A Bitcoin futures contract currently looks at covering a single Bitcoin, which can be quite lucrative (prices range from $10,000-$15,000). By locking the price into a futures contract, the bank can guarantee that they will receive a return on their loan, thereby lowering the risk they take by lending.
It’s Not Just Banks
While most traditional banks are still – somewhat understandably – holding back on using Bitcoin in their lending, there are other options out there, hoping to fill this gap in the market. Startup companies such as SALT Lending, Nebeus, EthLend, CoinLoan and others have sprung up all over the place, allowing the owners of Bitcoin to put up their currency in exchange for cash. Again, the changing value of Bitcoin makes this a somewhat risky venture for lenders, and as a result it is a market which is growing slowly – just taking baby steps towards the end goal of developing bitcoin into a universally respected currency.
Baby steps are, however, better than no steps at all, and as cryptocurrency becomes more common, understood and prevalent in everyday society, it is highly likely that more and more financial institutions will adopt it in some way, be they traditional banks or high-tech startups. Bitcoin can expand financial possibilities by allowing investors to borrow more money.

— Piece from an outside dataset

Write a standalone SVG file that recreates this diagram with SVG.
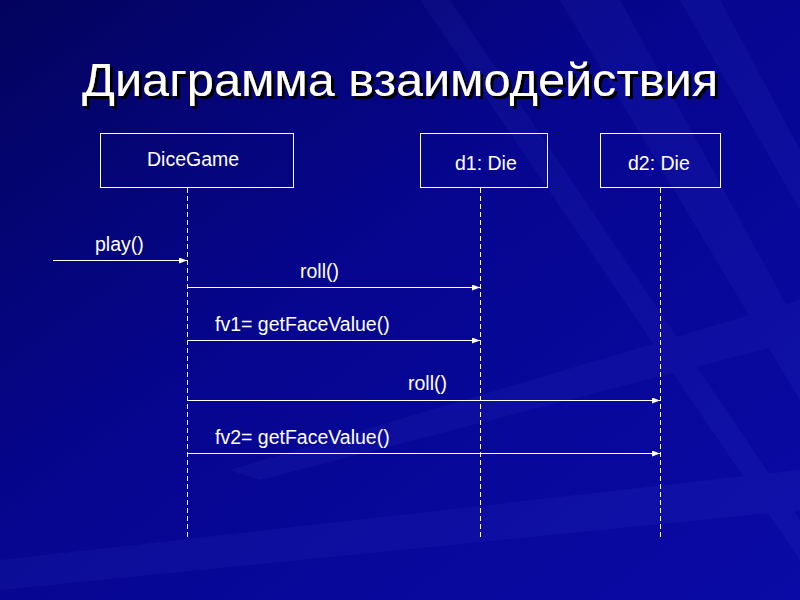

How Can I Make Money from Bitcoin loans?
Another advantage is the opportunity to not only borrow money, but also make it. This is quite a nice opportunity if you have a large amount of spare Bitcoin lying around, gathering virtual dust. The safest and most effective method for lending this cryptocurrency is known as ‘margin lending.’ It involves working with individuals or companies known as margin traders; people who speculate with borrowed funds in order to make themselves a profit.
What Are Margin Traders?
Margin traders are the people who pay interest on the loans you provide. Once the loan ends, the principal amount and the interest are paid back, making you profit. Perhaps the clearest real-world example of this idea is in the real estate market when someone buys a property and rents it out, making money on the rent collected. In a similar way, individuals can buy an amount of Bitcoin and ‘rent’ it out, making a profit on the interest collected. This is a great way to earn a passive income stream which is steady and requires minimal input on your part.
However, as with any form of investment, be it lending or savings, there are always risks. This is particularly the case with margin lending, which, being P2P, is more similar to providing a payday or personal loan; there are more possibilities for risk involved. As with any form of lending, a good rule of thumb is never to lend more than you can afford to lose. Abiding by this principle will help you keep your head above water, and ensure you do not put yourself in a risky financial situation.

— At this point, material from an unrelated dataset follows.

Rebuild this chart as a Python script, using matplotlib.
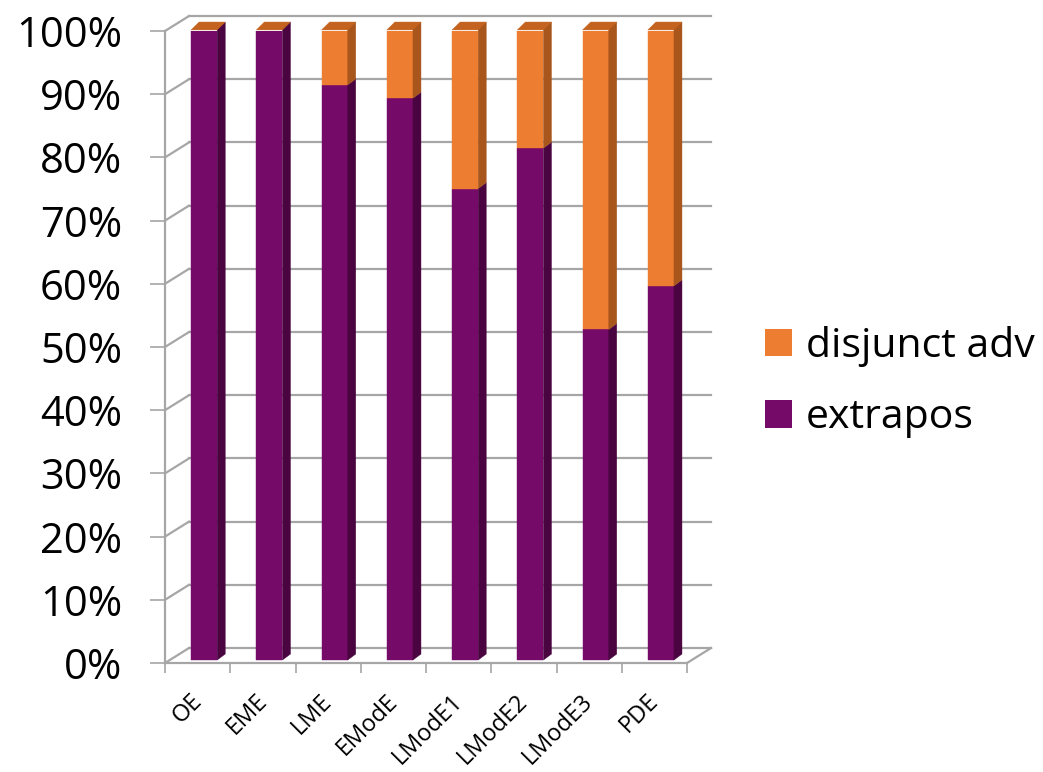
import numpy as np
import matplotlib
matplotlib.use('Agg')
import matplotlib.pyplot as plt
from matplotlib.patches import Polygon, Patch
from matplotlib.ticker import PercentFormatter
import matplotlib.transforms as mtransforms

plt.rcParams['font.family'] = ['Open Sans', 'DejaVu Sans']

#=========================#
#  data                   #
#=========================#
periods  = ['OE', 'EME', 'LME', 'EModE', 'LModE1', 'LModE2', 'LModE3', 'PDE']
extrapos = np.array([100.0, 100.0, 91.0, 88.9, 74.6, 81.0, 52.3, 59.2])
disjunct = 100.0 - extrapos
series_names = ['extrapos', 'disjunct adv']

#=========================#
#  style                  #
#=========================#
c_grid = '#A6A6A6'
c_pur, c_pur_side = '#760A68', '#4A0541'
c_org, c_org_side, c_org_top = '#ED7D31', '#A9561D', '#C4631F'

wall_dx, wall_dy = 0.368, 2.37     # depth of the back wall (data units)
bar_fx, bar_fy = 0.10, 0.47        # front face offset into the floor
bar_dx, bar_dy = 0.123, 0.95       # bar depth
bar_w = 0.40

#=========================#
#  figure                 #
#=========================#
fig = plt.figure(figsize=(10.43, 7.72), dpi=100, facecolor='white')
ax = fig.add_axes([165/1043, 109/772, 522/1043, 632/772], facecolor='none')
ax.set_xlim(0, len(periods))
ax.set_ylim(0, 100)

# back wall grid + left wall diagonals + floor edge
yt = np.arange(0, 101, 10)
for k in yt:
    ax.plot([wall_dx, len(periods) + wall_dx], [k + wall_dy, k + wall_dy], c=c_grid, lw=1.6, zorder=1, clip_on=False)
    ax.plot([0, wall_dx], [k, k + wall_dy], c=c_grid, lw=1.6, zorder=1, clip_on=False)
ax.plot([len(periods), len(periods) + wall_dx], [0, wall_dy], c=c_grid, lw=1.6, zorder=1, clip_on=False)

# bars (front faces)
xc = np.arange(len(periods)) + 0.5
x0 = xc - bar_w / 2 + bar_fx
ax.bar(x0, extrapos, width=bar_w, bottom=bar_fy, align='edge', color=c_pur, ec=c_pur, lw=0.3, zorder=3)
ax.bar(x0, disjunct, width=bar_w, bottom=bar_fy + extrapos, align='edge', color=c_org, ec=c_org, lw=0.3, zorder=3)

# side and top faces
for i in range(len(periods)):
    xr = x0[i] + bar_w
    segs = [(0.0, extrapos[i], c_pur_side), (extrapos[i], 100.0, c_org_side)]
    for lo, hi, col in segs:
        if hi - lo <= 0:
            continue
        ax.add_patch(Polygon([(xr, lo + bar_fy), (xr + bar_dx, lo + bar_fy + bar_dy),
                              (xr + bar_dx, hi + bar_fy + bar_dy), (xr, hi + bar_fy)],
                             closed=True, fc=col, ec=col, lw=0.3, zorder=3, clip_on=False))
    top = 100.0 + bar_fy
    ax.add_patch(Polygon([(x0[i], top - 0.3), (xr, top - 0.3), (xr + bar_dx, top + bar_dy), (x0[i] + bar_dx, top + bar_dy)],
                         closed=True, fc=c_org_top, ec=c_org_top, lw=0.3, zorder=4, clip_on=False))

# spines
for s in ['top', 'right']:
    ax.spines[s].set_visible(False)
for s in ['left', 'bottom']:
    ax.spines[s].set_color(c_grid)
    ax.spines[s].set_linewidth(1.6)
    ax.spines[s].set_zorder(2)

# y ticks
ax.set_yticks(yt)
ax.yaxis.set_major_formatter(PercentFormatter(decimals=0))
ax.tick_params(axis='y', which='major', direction='out', length=10.8, width=1.2, color=c_grid,
               labelsize=30, pad=20)

# x ticks: edges as marks, centres as labels
ax.set_xticks(np.arange(len(periods) + 1))
ax.set_xticklabels([])
ax.tick_params(axis='x', which='major', direction='out', length=7.2, width=1.2, color=c_grid)
ax.set_xticks(xc, minor=True)
ax.set_xticklabels(periods, minor=True)
ax.tick_params(axis='x', which='minor', length=0, labelsize=17, pad=19)
shift = mtransforms.ScaledTranslation(-8/100, 0, fig.dpi_scale_trans)
for lbl in ax.get_xticklabels(minor=True):
    lbl.set_rotation(45)
    lbl.set_ha('right')
    lbl.set_va('top')
    lbl.set_rotation_mode('anchor')
    lbl.set_transform(lbl.get_transform() + shift)

# legend
handles = [Patch(fc=c_org, ec='none'), Patch(fc=c_pur, ec='none')]
fig.legend(handles, [series_names[1], series_names[0]], loc='center left',
           bbox_to_anchor=(765/1043, 1 - 382/772), frameon=False, fontsize=29.5,
           handlelength=0.67, handleheight=0.67, handletextpad=0.33,
           labelspacing=0.75, borderpad=0, borderaxespad=0)

fig.savefig('out.png', dpi=100, facecolor='white')
plt.close()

Understanding the Risks Involved
Due to the digital nature of the world’s first crypto, hacking is of course a risk. Having funds in an exchange naturally makes them vulnerable to criminals and hackers. Although thankfully rare, this is something important to keep in mind. In addition, remember that in the event of a crash, the collateral given by the borrower may suddenly no longer be sufficient. At present, this is only a theory. This has yet to happen for Bitcoin, but it is something worth keeping in mind.
Despite the risks, Bitcoin nevertheless offers the opportunity to earn a reasonable income passively. Providing you are sensible, financially savvy, and have something of a safety net in case anything goes wrong, Bitcoin borrowing and lending can provide a lucrative return on your investment, with minimal input on your part.
You can manage and reduce the risks as much as possible by sticking to two rules: never lend what you can’t afford to lose, and don’t put all of your eggs in one basket. Invest in more than one site – the most popular choices are Bitfinex and Poloniex – in order to spread the risk and reduce the chances of losing your entire investment if something happens to either exchange. In this event, you will at least have a backup supply to work from.
It’s important to remember that the financial markets and especially cryptocurrencies are constantly changing, evolving and growing. Every day new ideas and developments are emerging, and no-one yet knows what cryptocurrency could look like in five or ten years’ time.
What seems clear, however, is that this alternative to traditional banking is here to stay. There is plenty of new terminology to wrap your head around, and the idea of a whole new currency and approach to the way we use, exchange and spend money can seem overwhelming and too risky to invest in. But Bitcoin is continuously developing, and the whole system is growing increasingly accessible, more advanced, and more secure.